Tchekhov a écrit six cent quarante-neuf récits et nouvelles durant sa vie, principalement entre 1883 et 1887 ; ils furent publiés dans plusieurs journaux. La très grande majorité de ces nouvelles ont été signées par une trentaine de pseudonymes, parfois réduits à des initiales. Tchekhov protégeait ainsi son identité pendant ses études de médecine et se permettait d’écrire pour plusieurs journaux à la fois. Il conseille d’ailleurs les jeunes écrivains ainsi : Quand tu as fini d’écrire, signe. Si tu ne poursuis pas la renommée et si tu as peur des coups, utilise un pseudonyme. Bien des écrivaillons d’aujourd’hui ont reçu la recommandation 5/5.
Dans un article de 1922, publié par la Nouvelle revue française, Boris de Schloezer écrivait : la langue de Tchekhov possède un charme particulier : elle est très précise, gracieuse et facile, sans tension, sans effort aucun. Ce style se rapproche du langage parlé ; il en conserve toutes les caractéristiques : la liberté d’allure, le laisser-aller même, qui pourrait passer pour de l’incorrection, la légèreté.
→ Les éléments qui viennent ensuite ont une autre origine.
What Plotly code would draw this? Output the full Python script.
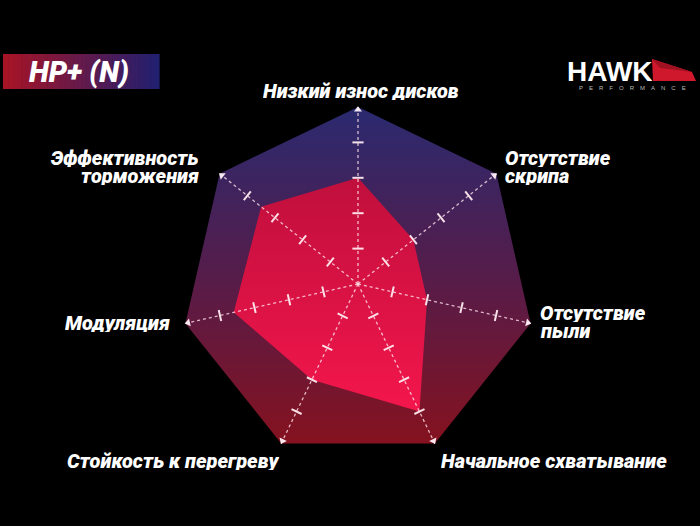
import numpy as np
import plotly.graph_objects as go

# ---------------- data ----------------
categories = ["Низкий износ дисков", "Отсутствие\nскрипа", "Отсутствие\nпыли",
              "Начальное схватывание", "Стойкость к перегреву", "Модуляция",
              "Эффективность\nторможения"]
values = [3, 2, 2, 4, 3, 3.6, 3.5]
scale_max = 5
tick_values = [1, 2, 3, 4]
title_text = "HP+ (N)"
brand = "HAWK"
brand_sub = "PERFORMANCE"

# ---------------- geometry of the canvas ----------------
W, H = 700, 526
CX, CY, S = 358, 284, 35.4          # centre pixel and pixels per unit
n = len(categories)
theta = np.arange(n) * 2 * np.pi / n
ang_deg = np.degrees(theta)

def xy(r, t):
    return r * np.sin(t), r * np.cos(t)

FONT = "Roboto, 'Liberation Sans', Arial, sans-serif"
fig = go.Figure()

# background heptagon
bx, by = xy(np.full(n + 1, scale_max), np.append(theta, theta[0]))
fig.add_trace(go.Scatter(x=bx, y=by, mode="lines", fill="toself", line=dict(width=0),
                         fillgradient=dict(type="vertical",
                                           colorscale=[[0, "#85121f"], [0.45, "#5a1b46"], [1, "#2a2a70"]]),
                         hoverinfo="skip", showlegend=False))

# data polygon
v = np.array(values + values[:1], dtype=float)
dx, dy = xy(v, np.append(theta, theta[0]))
fig.add_trace(go.Scatter(x=dx, y=dy, mode="lines", fill="toself", line=dict(width=0),
                         fillgradient=dict(type="vertical",
                                           colorscale=[[0, "#f3164c"], [1, "#c00f3c"]]),
                         hoverinfo="skip", showlegend=False))

# dotted axes
ax_x, ax_y = [], []
for t in theta:
    ex, ey = xy(scale_max, t)
    ax_x += [0, ex, None]
    ax_y += [0, ey, None]
fig.add_trace(go.Scatter(x=ax_x, y=ax_y, mode="lines",
                         line=dict(color="rgba(255,225,235,0.8)", width=1.3, dash="dot"),
                         hoverinfo="skip", showlegend=False))

# tick marks
tx, ty, ta = [], [], []
for t, a in zip(theta, ang_deg):
    for tv in tick_values:
        px_, py_ = xy(tv, t)
        tx.append(px_); ty.append(py_); ta.append(a)
fig.add_trace(go.Scatter(x=tx, y=ty, mode="markers",
                         marker=dict(symbol="line-ew", size=8, angle=ta,
                                     line=dict(color="rgba(255,235,240,0.95)", width=2)),
                         hoverinfo="skip", showlegend=False))

# arrow heads at the vertices
hx, hy = xy(np.full(n, scale_max - 0.08), theta)
fig.add_trace(go.Scatter(x=hx, y=hy, mode="markers",
                         marker=dict(symbol="triangle-up", size=7, angle=list(ang_deg),
                                     color="rgba(255,240,245,0.95)", line=dict(width=0)),
                         hoverinfo="skip", showlegend=False))

# category labels: (xanchor, yanchor, xshift, yshift)
label_pos = [("center", "bottom", 3, 5),
             ("left", "middle", 7, 7),
             ("left", "middle", 7, 1),
             ("left", "top", 4, -7),
             ("right", "top", 0, -7),
             ("right", "middle", -13, 0),
             ("right", "middle", -19, 7)]
LINE = 18
for cat, t, (xa, ya, xs, ys) in zip(categories, theta, label_pos):
    lines = cat.split("\n")
    vx, vy = xy(scale_max, t)
    for i, ln in enumerate(lines):
        off = (len(lines) - 1) / 2 - i
        fig.add_annotation(x=vx, y=vy, text=ln, showarrow=False, xanchor=xa, yanchor=ya,
                           xshift=xs, yshift=ys + off * LINE, height=18,
                           font=dict(family=FONT, size=20, color="white",
                                     weight=900, style="italic"))

# ---------------- title box (decoration) ----------------
def px(xp): return xp / W
def py(yp): return 1 - yp / H

x0, x1, y0, y1 = 3, 159, 54, 89
nseg = 60
c0 = np.array([168, 20, 38]); c1 = np.array([34, 32, 112])
shapes = []
for i in range(nseg):
    f = i / (nseg - 1)
    c = (c0 * (1 - f) + c1 * f).astype(int)
    xa_ = x0 + (x1 - x0) * i / nseg
    xb_ = x0 + (x1 - x0) * (i + 1) / nseg + 0.6
    shapes.append(dict(type="rect", xref="paper", yref="paper", x0=px(xa_), x1=px(xb_),
                       y0=py(y1), y1=py(y0), line=dict(width=0),
                       fillcolor=f"rgb({c[0]},{c[1]},{c[2]})", layer="above"))

# HAWK wedge
wedge = "M {} {} L {} {} L {} {} L {} {} Z".format(px(652), py(59), px(692), py(72),
                                                   px(696), py(81), px(653), py(81))
shapes.append(dict(type="path", xref="paper", yref="paper", path=wedge,
                   fillcolor="#d0182c", line=dict(width=0), layer="above"))
fold = "M {} {} L {} {} L {} {} Z".format(px(652), py(59), px(692), py(72), px(660), py(68))
shapes.append(dict(type="path", xref="paper", yref="paper", path=fold,
                   fillcolor="#a01222", line=dict(width=0), layer="above"))

fig.add_annotation(xref="paper", yref="paper", x=px(79), y=py(72), text=title_text,
                   showarrow=False, xanchor="center", yanchor="middle",
                   font=dict(family=FONT, size=29, color="white", weight=900, style="italic"))
fig.add_annotation(xref="paper", yref="paper", x=px(610), y=py(71), text=brand,
                   showarrow=False, xanchor="center", yanchor="middle",
                   font=dict(family="'Liberation Sans', Arial, sans-serif", size=28,
                             color="white", weight="bold"))
fig.add_annotation(xref="paper", yref="paper", x=px(632), y=py(88),
                   text="\u2002\u2002".join(brand_sub),
                   showarrow=False, xanchor="center", yanchor="middle",
                   font=dict(family="'Liberation Sans', Arial, sans-serif", size=6,
                             color="#bbbbbb"))

fig.update_layout(
    width=W, height=H, autosize=False,
    margin=dict(l=0, r=0, t=0, b=0),
    paper_bgcolor="black", plot_bgcolor="black",
    shapes=shapes,
    xaxis=dict(range=[-CX / S, (W - CX) / S], visible=False, fixedrange=True),
    yaxis=dict(range=[-(H - CY) / S, CY / S], visible=False, fixedrange=True),
    showlegend=False,
)

fig.write_html("out.html", config={"displayModeBar": False},
               post_script="document.body.style.margin='0';document.body.style.background='black';")
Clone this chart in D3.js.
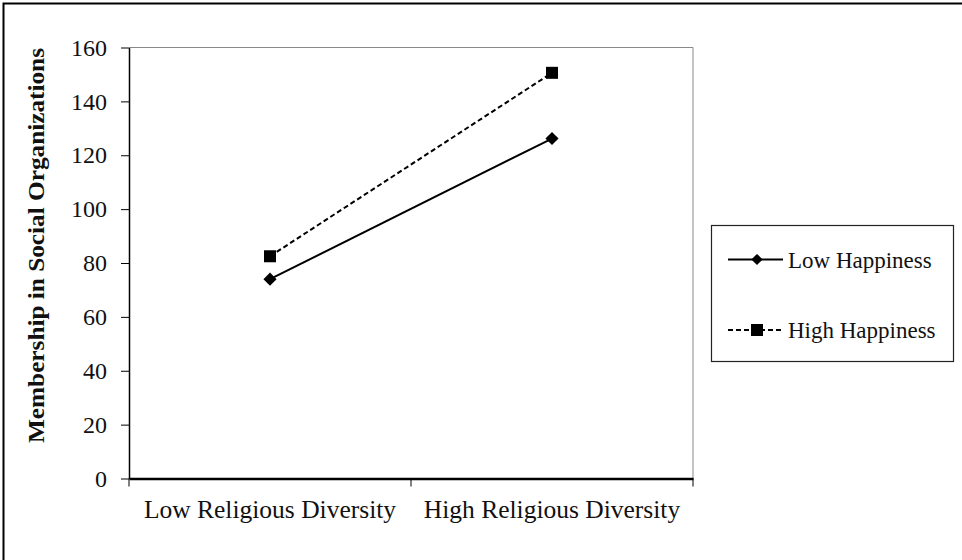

Ce style n’est pas très coloré : Tchekhov ne peint pas ; il dessine plutôt ; et son dessin, très fin, n’est jamais trop appuyé, trop riche en jeux d’ombres et de lumières. Aussi, quand il lui arrive parfois de souligner un détail quelconque, sans paraître y attacher une importance particulière, cela produit toujours un très grand effet.
Tout est résumé dans ce bref extrait de la longue analyse : la modestie des moyens comme la force du résultat ; car l’auteur russe montre sans état d’âme, il décrit comme le médecin qu’il était avec la froideur du scientifique ; il va droit au but sans détours.
Loin d’un auteur qui sourit, Anton Tchekhov ausculte ; sans prendre parti, Tchekhov surveille.
Ses descriptions du milieu social, ses scènes de mœurs sont le moyen d’atteindre le moi intime de l’homme. Il donne l’illusion de la vie, sans accumuler des détails réalistes ou des peintures éclatantes, mais en conservant à son récit l’allure souple, la démarche quelque peu incertaine, sans but précis de la réalité.
Un bon médecin vous le prescrirait : à lire et à relire sans modération.